The British Olympic Association, BOA, has recently said that a “historic agreement” has been reached with the English Football Association over fielding teams at the 2012 Games.

Unfortunately the Football Associations of Scotland, Wales and Northern Ireland know nothing about the alleged agreement.

Scotland, Wales and Northern Ireland have reacted angrily to claims that their players could take part in a united Great Britain football team and a collective statement from these three  nations denied this was the case.

“No discussions took place with any of us, far less has any historic agreement been reached,” it said.

“The Football Associations of Scotland, Wales and Northern Ireland reiterate our collective opposition to Team GB participation at the 2012 Olympic Games in London, contrary to the media release issued by the BOA.

“We have been consistently clear in explaining the reason for our stance, principally to protect the identity of each national association.

With that in mind, we cannot support nor formally endorse the approach that has been proposed by the Football Association.”

Scottish Football Association chief executive Stewart Regan, Football Association of Wales Chief Executive Jonathan Ford and Irish FA Chief Executive Patrick Nelson all signed the joint statement.

For athletes in every other sport, except football, the Olympic Games are the most important world sporting event every four years. Winning the Olympic Gold Medal in swimming, wrestling or badminton is the highest honour in that particular sport.

In football, however, the top prize is winning the FIFA World Cup. Only underage teams take part in the Olympics.

Football fans always know the teams which have won the FIFA World Cup.

How many fans know which team won the 2008 Olympic Football Tournament? It was actually Argentina with a team which included Lionel Messi and Javier Mascherano.

This issue goes to the very heart of the structure of football in Great Britain.

The four British associations have a privileged place in world football by having separate identities in UEFA and FIFA although they are all politically part of the United Kingdom.

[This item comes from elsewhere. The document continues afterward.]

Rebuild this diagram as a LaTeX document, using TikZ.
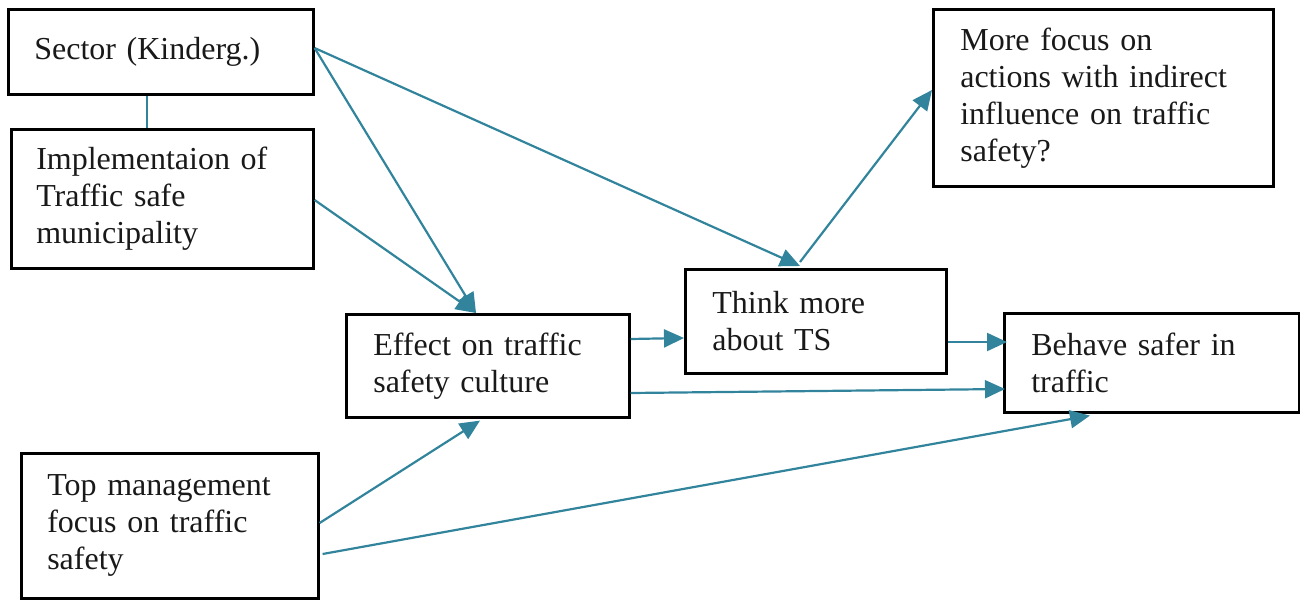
\documentclass[tikz,border=0pt]{standalone}
\usepackage{fontspec}
\setmainfont{Liberation Serif}
\usetikzlibrary{arrows.meta,calc}
\definecolor{arrowteal}{RGB}{49,132,155}
\begin{document}
\begin{tikzpicture}[x=0.5pt,y=-0.5pt,
  box/.style={draw=black, line width=1.3pt, anchor=north west, align=left,
    font=\fontsize{16}{18.5}\selectfont, inner ysep=0pt, text=black!90},
  conn/.style={draw=arrowteal, line width=1.1pt},
  arr/.style={conn, -{Triangle[length=10pt,width=9pt]}}]
\useasboundingbox (0,0) rectangle (1300,600);

\node[box, inner xsep=13pt, text width=126.5pt, minimum height=42.5pt] (sector) at (7,8) {Sector (Kinderg.)};
\node[box, inner xsep=12.5pt, text width=126pt, minimum height=69.5pt] (impl) at (10,128) {Implementaion of\\Traffic safe\\municipality};
\node[box, inner xsep=13.5pt, text width=114.5pt, minimum height=51.5pt] (effect) at (345,313) {Effect on traffic\\safety culture};
\node[box, inner xsep=13.5pt, text width=103.5pt, minimum height=52pt] (think) at (684,268) {Think more\\about TS};
\node[box, inner xsep=13.5pt, text width=143pt, minimum height=88.5pt] (focus) at (932,8) {More focus on\\actions with indirect\\influence on traffic\\safety?};
\node[box, inner xsep=13.5pt, text width=120.5pt, minimum height=49.5pt] (behave) at (1003,312) {Behave safer in\\traffic};
\node[box, inner xsep=13pt, text width=122.5pt, minimum height=72.5pt] (top) at (20,452) {Top management\\focus on traffic\\safety};

\draw[conn] ($(sector.south west)+(140,0)$) -- ($(impl.north west)+(137,0)$);
\draw[arr] ($(sector.north east)+(0,40)$) -- ($(effect.north west)+(131,0)$);
\draw[arr] ($(sector.north east)+(0,40)$) -- ($(think.north west)+(116,-2)$);
\draw[arr] ($(impl.north east)+(0,72)$) -- ($(effect.north west)+(131,0)$);
\draw[arr] ($(effect.north east)+(0,26)$) -- ($(think.north west)+(0,70)$);
\draw[arr] ($(effect.north east)+(0,80)$) -- ($(behave.north west)+(2,77)$);
\draw[arr] ($(think.north east)+(0,74)$) -- ($(behave.north west)+(4,30)$);
\draw[arr] ($(think.north west)+(116,-6)$) -- ($(focus.north west)+(0,82)$);
\draw[arr] ($(top.north east)+(0,71)$) -- ($(effect.south west)+(135,2)$);
\draw[arr] ($(top.north east)+(3,102)$) -- ($(behave.south west)+(87,2)$);
\end{tikzpicture}
\end{document}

They are however the founder members of the International Football Association Board, which since 1886 have been responsible for the Laws of the Game, and this gives them a special status.

Another special circumstance is that the British Associations have a FIFA Vice President who is elected for a four year term by the FA, IFA, SFA and FAW.

It is highly unlikely, no impossible, that the Football Association would ever be integrated in to a British FA with one vote in FIFA and a limited number of representatives in the major UEFA competitions.

The FA’s status in European football is too strong for that ever to happen.

In the unstable world of football politics however, these become real threats.

Who would have thought four weeks ago that the Presidents of CONCACAF and AFC would now be suspended by FIFA from all football involvement pending an enquiry by the FIFA Ethics Committee?

The SFA, IFA and FAW are wise to be suspicious of the intrigues of world football today.

The associations of Northern Ireland, Scotland and Wales must resist the Trojan Horse of Olympic representation.